Durant toute la procédure, Annie parut contrariés. Aux yeux de Wendy, il était visible qu’elle n’avait guère confiance en ses capacités. La jeune sorcière ayant été rejetée par l’Association du Croc Sanguinaire, elle pouvait parfaitement comprendre son ressenti. Pour tout dire, Wendy avait vu beaucoup de sorcières, comme par exemple Lune Mystérieuse et Echo, dont les capacités, en apparence, semblaient inutiles. Pourtant, toutes avaient trouvé un emploi convenable à la Cité Sans Hiver et mis leurs capacités à profit.
– « Voici une belle capacité », dit-elle pour l’encourager. « L’usine qui fabrique les machines outil, dans la Zone Industrielle, serait ravie d’en bénéficier. »
– « Vrai… vraiment ? » Répondit Annie, surprise. « Même si je peux seulement réchauffer mes paumes ? »
– « Bien sûr! Le laboratoire de chimie et le Secteur des Fours seraient également heureux de vous accueillir. Je gage qu’à l’avenir, vous allez être une femme très occupée », dit Wendy en notant dans son cahier les emplois recommandés.
Le Roi étant mieux placé que quiconque pour évaluer les capacités des sorcières, Wendy savait pertinemment qu’elle n’était pas la mieux placée pour ce faire, c’est pourquoi elle consignait son avis et demandait ensuite à Roland de l’examiner, de manière à pouvoir progressivement s’améliorer dans son travail.
Quoique ses capacités ne fussent pas aussi puissantes ni ses notes meilleures que celles de la plupart des sœurs, Sa Majesté lui a confié la responsabilité de l’Association des Sorcières, aussi, pour rien au monde elle n’aurait voulu le décevoir.
Perplexe, Annie céda la place à Amy.
Wendy était réticente à évaluer pleinement ses capacités dans la mesure où, même si l’auto-guérison était un pouvoir particulièrement attractif, la jeune sorcière était contrainte de se blesser pour pouvoir démontrer pleinement l’étendue de son pouvoir.
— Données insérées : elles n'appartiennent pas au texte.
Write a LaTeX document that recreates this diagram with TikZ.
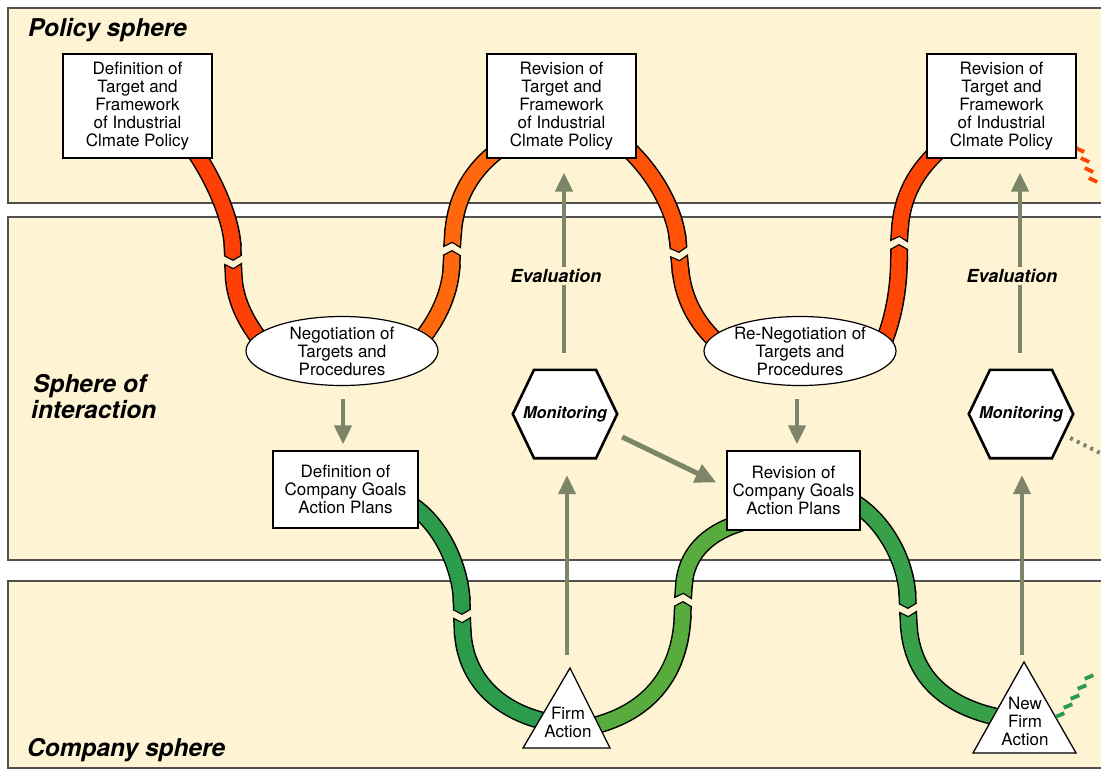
\documentclass[tikz,border=0pt]{standalone}
\usepackage{fontspec}
\setmainfont{TeX Gyre Heros}
\usetikzlibrary{arrows.meta,calc,shapes.geometric}
\pgfdeclarelayer{panel}
\pgfdeclarelayer{ribbon}
\pgfsetlayers{panel,ribbon,main}
\definecolor{cream}{RGB}{254,244,212}
\definecolor{frame}{RGB}{80,80,80}
\definecolor{olive}{RGB}{124,133,103}
\definecolor{redA}{RGB}{255,64,6}
\definecolor{orgA}{RGB}{255,104,12}
\definecolor{redB}{RGB}{255,82,6}
\definecolor{redC}{RGB}{255,70,4}
\definecolor{grnA}{RGB}{44,156,76}
\definecolor{grnB}{RGB}{88,172,62}
\definecolor{grnC}{RGB}{56,160,72}
\newcommand\ribtip[2]{%
  \draw[line width=18pt,black,-{Triangle Cap[length=5pt]}] #2;
  \draw[line width=15pt,#1,shorten >=1.5pt,-{Triangle Cap[length=4.2pt]}] #2;}
\newcommand\ribnotch[2]{%
  \draw[line width=18pt,black,{Triangle Cap[length=5pt,reversed]}-] #2;
  \draw[line width=15pt,#1,shorten <=2.3pt,{Triangle Cap[length=4.2pt,reversed]}-] #2;}
\newcommand\hexdraw[1]{%
  \filldraw[fill=white,draw=black,line width=2.6pt,line join=miter]
    (#1.west) -- ($(#1.north)+(-31,0)$) -- ($(#1.north)+(31,0)$) -- (#1.east)
    -- ($(#1.south)+(31,0)$) -- ($(#1.south)+(-31,0)$) -- cycle;}
\begin{document}
\begin{tikzpicture}[x=1pt,y=-1pt,
  panelbox/.style={fill=cream,draw=frame,line width=1.3pt},
  box/.style={draw=black,line width=1.3pt,fill=white,align=center,inner sep=0pt,font=\fontsize{17}{18}\selectfont},
  oval/.style={ellipse,draw=black,line width=1.2pt,fill=white,inner sep=0pt,minimum width=192pt,minimum height=69pt},
  txt/.style={align=center,inner sep=0pt,font=\fontsize{17}{18}\selectfont},
  hexlabel/.style={minimum width=104pt,minimum height=88pt,inner sep=0pt,font=\fontsize{16.3}{18}\bfseries\itshape\selectfont},
  ttl/.style={inner sep=0pt,font=\fontsize{24.5}{26}\bfseries\itshape\selectfont},
  evl/.style={fill=cream,inner sep=2pt,font=\fontsize{18}{20}\bfseries\itshape\selectfont},
  arr/.style={draw=olive,line width=4.3pt,-{Triangle[width=17pt,length=19pt]}},
  tri/.style={fill=white,draw=black,line width=1.3pt,line join=miter},
  stub/.style={line width=3.8pt}]
\useasboundingbox (0,0) rectangle (1101,771);
\begin{pgfonlayer}{panel}
  \fill[white] (0,0) rectangle (1101,771);
  \draw[panelbox] (8,8) rectangle (1120,203);
  \draw[panelbox] (8,217) rectangle (1120,560);
  \draw[panelbox] (8,581) rectangle (1120,768);
\end{pgfonlayer}

% titles
\node[ttl,anchor=base west] (tpol) at (28,36) {Policy sphere};
\node[ttl,anchor=base west] (tint1) at (33,392) {Sphere of};
\node[ttl,anchor=base west] (tint2) at (31,418) {interaction};
\node[ttl,anchor=base west] (tcom) at (27,756) {Company sphere};

% nodes
\node[box,minimum width=149pt,minimum height=104pt] (b1) at (137.5,106) {Definition of\\Target and\\Framework\\of Industrial\\Clmate Policy};
\node[box,minimum width=149pt,minimum height=104pt] (b2) at (561.5,106) {Revision of\\Target and\\Framework\\of Industrial\\Clmate Policy};
\node[box,minimum width=149pt,minimum height=104pt] (b3) at (1001.5,106) {Revision of\\Target and\\Framework\\of Industrial\\Clmate Policy};
\node[oval] (e1) at (342,351) {};
\node[txt] (e1t) at (e1.center) {Negotiation of\\Targets and\\Procedures};
\node[oval] (e2) at (800,351) {};
\node[txt] (e2t) at (e2.center) {Re-Negotiation of\\Targets and\\Procedures};
\node[box,minimum width=145pt,minimum height=77pt] (b4) at (345.5,489.5) {Definition of\\Company Goals\\Action Plans};
\node[box,minimum width=133pt,minimum height=79pt] (b5) at (793.5,490.5) {Revision of\\Company Goals\\Action Plans};
\node[hexlabel] (m1) at (565,414) {Monitoring};
\node[hexlabel] (m2) at (1021,414) {Monitoring};
\coordinate (t1a) at (570,668); \coordinate (t1l) at (523,748); \coordinate (t1r) at (610,748);
\node[txt] (t1) at (568,722) {Firm\\Action};
\coordinate (t2a) at (1024,662); \coordinate (t2l) at (973,753); \coordinate (t2r) at (1076,753);
\node[txt] (t2) at (1025,721) {New\\Firm\\Action};

\begin{pgfonlayer}{ribbon}
  % policy ribbons
  \ribtip{redA}{($(b1.south)+(55.5,-10)$) .. controls (216,182) and (232,222) .. (233,261)}
  \ribnotch{redA}{(233,263) .. controls (235,300) and (246,325) .. ($(e1.west)+(24,0)$)}
  \ribtip{orgA}{($(e1.east)+(-22,-6)$) .. controls (440,318) and (451,290) .. (452,250)}
  \ribnotch{orgA}{(452,248) .. controls (455,205) and (466,172) .. ($(b2.south west)+(18,-13)$)}
  \ribtip{redB}{($(b2.south east)+(-18,-18)$) .. controls (655,170) and (675,212) .. (679,253)}
  \ribnotch{redB}{(679,255) .. controls (683,296) and (694,322) .. ($(e2.west)+(17,-6)$)}
  \ribtip{redC}{($(e2.east)+(-14,-6)$) .. controls (893,320) and (899,290) .. (899,244)}
  \ribnotch{redC}{(899,242) .. controls (902,200) and (913,172) .. ($(b3.south west)+(18,-13)$)}
  % company ribbons
  \ribtip{grnA}{($(b4.east)+(-8,15)$) .. controls (444,526) and (461,572) .. (462,615)}
  \ribnotch{grnA}{(462,617) .. controls (465,680) and (500,712) .. (548,722)}
  \ribtip{grnB}{(593,726) .. controls (650,712) and (681,672) .. (683,601)}
  \ribnotch{grnB}{(683,599) .. controls (686,555) and (706,533) .. ($(b5.south west)+(15,-8)$)}
  \ribtip{grnC}{($(b5.east)+(-10,10)$) .. controls (885,520) and (906,562) .. (908,609)}
  \ribnotch{grnC}{(908,611) .. controls (912,680) and (950,708) .. (1002,718)}
  % triangles and hexagons
  \filldraw[tri] (t1a) -- (t1r) -- (t1l) -- cycle;
  \filldraw[tri] (t2a) -- (t2r) -- (t2l) -- cycle;
  \hexdraw{m1}
  \hexdraw{m2}
  % cut-off continuations at the right edge
  \foreach \cx/\cy in {1080/150, 1085/160, 1089/170, 1093/180}
    \draw[redC,stub] (\cx-4.2,\cy-2) -- (\cx+4.2,\cy+2);
  \foreach \cx/\cy in {1060/715, 1068/706, 1075/697, 1082/687, 1089/677}
    \draw[grnA,stub] (\cx-4.3,\cy+1.8) -- (\cx+4.3,\cy-1.8);
\end{pgfonlayer}

% olive arrows
\draw[arr] ($(e1.south)+(1,13)$) -- ($(e1.south |- b4.north)+(1,-6)$);
\draw[arr] ($(e2.south)+(-3,13)$) -- ($(e2.south |- b5.north)+(-3,-6)$);
\draw[arr] ($(t1a)+(-3,-13)$) -- ($(t1a |- m1.south)+(-3,17)$);
\draw[arr] ($(t2a)+(-2,-7)$) -- ($(t2a |- m2.south)+(-2,17)$);
\draw[arr] ($(m1.north)+(-1,-17)$) -- ($(m1.north |- b2.south)+(-1,14)$);
\draw[arr] ($(m2.north)+(-1,-17)$) -- ($(m2.north |- b3.south)+(-1,14)$);
\draw[draw=olive,line width=5pt,-{Triangle[width=19pt,length=21pt]}] ($(m1.east)+(5,23)$) -- ($(b5.west)+(-10,-8)$);
\draw[olive,line width=4pt,dash pattern=on 3pt off 4.5pt] ($(m2.east)+(-3,24)$) -- ++(40,20);
\node[evl] (ev1) at (556,276) {Evaluation};
\node[evl] (ev2) at (1012,276) {Evaluation};
\end{tikzpicture}
\end{document}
Le seul point positif était qu’Amy n’aurait pas à redouter la morsure du pouvoir magique dans la mesure où, s’étant constamment vu infliger des blessures mineures, elle utilisait en permanence son pouvoir.
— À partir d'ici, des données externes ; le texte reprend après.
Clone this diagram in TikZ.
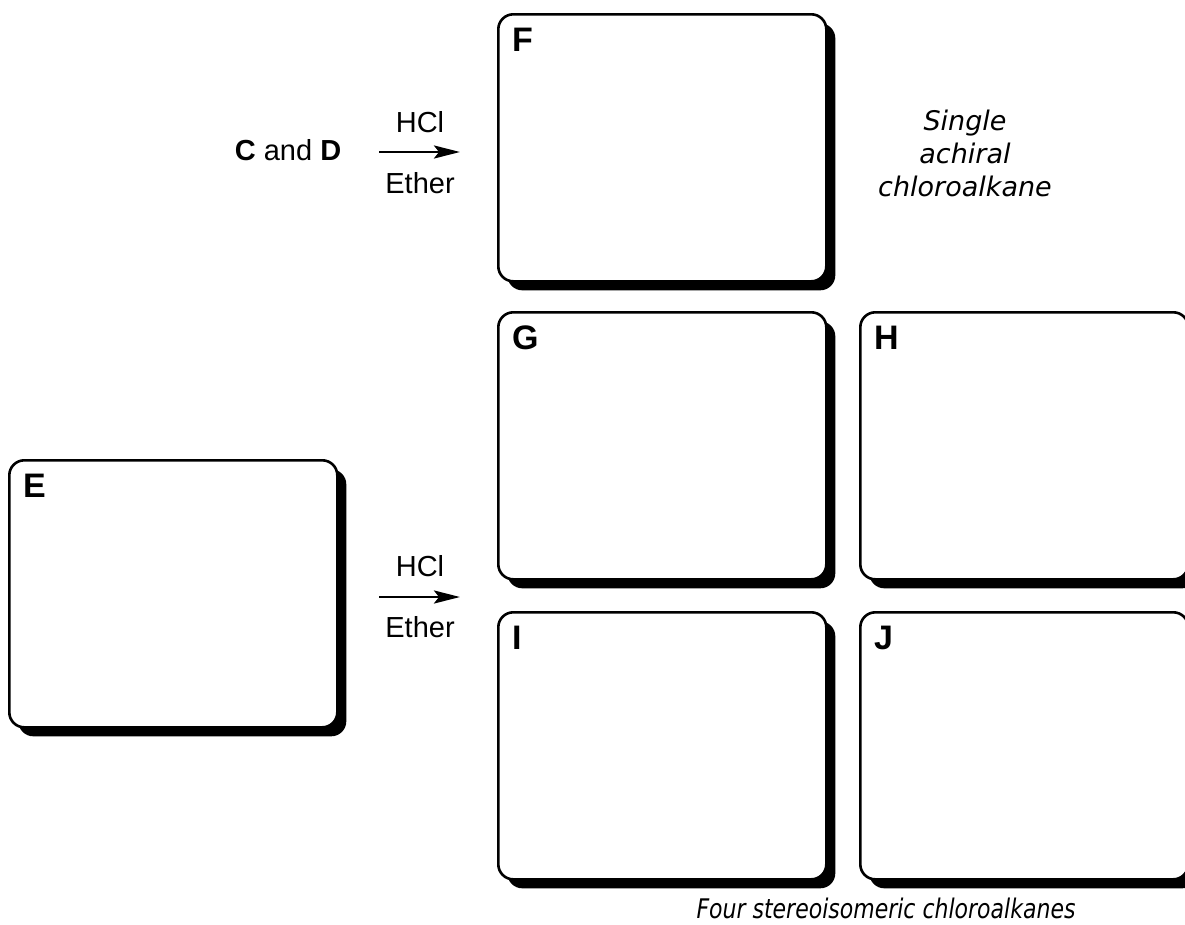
\documentclass[tikz,border=0pt]{standalone}
\usepackage{fontspec}
\usepackage{graphicx}
\setmainfont{Liberation Sans}
\newfontfamily\notefont{DejaVu Sans}
\usetikzlibrary{arrows.meta,shadows}
\begin{document}
\begin{tikzpicture}[x=1pt,y=-1pt,
  box/.style={draw=black, line width=2.6pt, fill=white, rounded corners=15pt,
    minimum width=328pt, minimum height=267pt, anchor=north west, inner sep=0pt,
    drop shadow={shadow xshift=9pt, shadow yshift=-9pt, fill=black, opacity=1}},
  lbl/.style={font=\fontsize{34}{40}\selectfont\bfseries, anchor=base west, inner sep=0pt},
  reag/.style={font=\fontsize{29}{34}\selectfont, anchor=base, inner sep=0pt},
  note/.style={font=\fontsize{27}{33}\selectfont\notefont\itshape, align=center, inner sep=0pt},
  captext/.style={font=\fontsize{27}{32}\selectfont\notefont\itshape, anchor=base, inner sep=0pt},
  rxn/.style={line width=2.8pt, -{Stealth[length=26pt,width=13pt,inset=5pt]}}]
\useasboundingbox (0,0) rectangle (1185,924);
% boxes
\node[box] (F) at (497,13) {};
\node[box] (G) at (497,311) {};
\node[box] (H) at (859,311) {};
\node[box] (I) at (497,611) {};
\node[box] (J) at (859,611) {};
\node[box] (E) at (8,459) {};
% labels
\node[lbl] (Fl) at ([xshift=15pt,yshift=-38pt]F.north west) {F};
\node[lbl] (Gl) at ([xshift=15pt,yshift=-38pt]G.north west) {G};
\node[lbl] (Hl) at ([xshift=15pt,yshift=-38pt]H.north west) {H};
\node[lbl] (Il) at ([xshift=15pt,yshift=-38pt]I.north west) {I};
\node[lbl] (Jl) at ([xshift=15pt,yshift=-38pt]J.north west) {J};
\node[lbl] (El) at ([xshift=15pt,yshift=-38pt]E.north west) {E};
% reaction 1
\node[reag] (CD) at (288,160) {\textbf{C} and \textbf{D}};
\coordinate (a1s) at (379,152);
\coordinate (a1e) at (460,152);
\draw[rxn] (a1s) -- (a1e);
\node[reag] (hcl1) at (420,132) {HCl};
\node[reag] (eth1) at (420,193) {Ether};
% reaction 2
\coordinate (a2s) at (379,597);
\coordinate (a2e) at (460,597);
\draw[rxn] (a2s) -- (a2e);
\node[reag] (hcl2) at (420,576) {HCl};
\node[reag] (eth2) at (420,637) {Ether};
% notes
\node[note] (n1) at (965,153) {Single\\achiral\\chloroalkane};
\node[captext] (n2) at (886,918) {\scalebox{0.815}[1]{Four stereoisomeric chloroalkanes}};
\end{tikzpicture}
\end{document}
Après un bref entretien, Wendy, qui avait constaté que, de toute évidence, la capacité d’Amy lui permettait seulement de guérir, l’inscrivit dans son carnet sous le registre “Guérisseur”.
Héroïne, la troisième candidate à passer le test, était dans la même situation.
Comme elle ne pouvait que transférer des maladies, n’ayant pas la capacité de les soigner, l’hôpital était le seul endroit où elle pourrait travailler.
Se rappelant la fameuse peste causée par des organismes microscopiques, Wendy se dit qu’Héroïne pourrait peut-être aider Lily à mener des recherches en microbiologie. Toute à ses pensées, elle entoura d’un cercle le nom de la sorcière, persuadée qu’une fois que la jeune fille aurait reçu une instruction universelle et acquis ne serait-ce qu’un minimum de compréhension des Fondements Théoriques des Sciences Naturelles, sa capacité pourrait connaître des changements.
Epée Brisée fut la dernière à passer les tests d’évaluation.
Contrairement aux trois précédentes, cette sorcière aux cheveux d’argent n’avait jamais exercé sa capacité devant Joël ou Phyllis, aussi Wendy n’en avait-elle aucune idée.
– « Allez-y », dit-elle à Épée Brisée en inclinant la tête.
La jeune sorcière prit une profonde inspiration et ferma les yeux, invoquant son pouvoir magique. Aussitôt, son corps se mit à briller, rayonner et bientôt, elle se retrouva auréolée d’une lumière aveuglante.
Wendy plissa les yeux et recula de quelques pas. À en croire cette performance, Epée Brisée était sans aucun doute la plus puissante des quatre sorcières de Wolfheart.
Puis la lumière se dissipa. Wendy, qui n’en croyait pas ses yeux, en eut le souffle coupé :
La sorcière aux cheveux d’argent s’était volatilisée.
À l’endroit où elle se trouvait quelques secondes auparavant, une étrange épée était plantée dans la neige.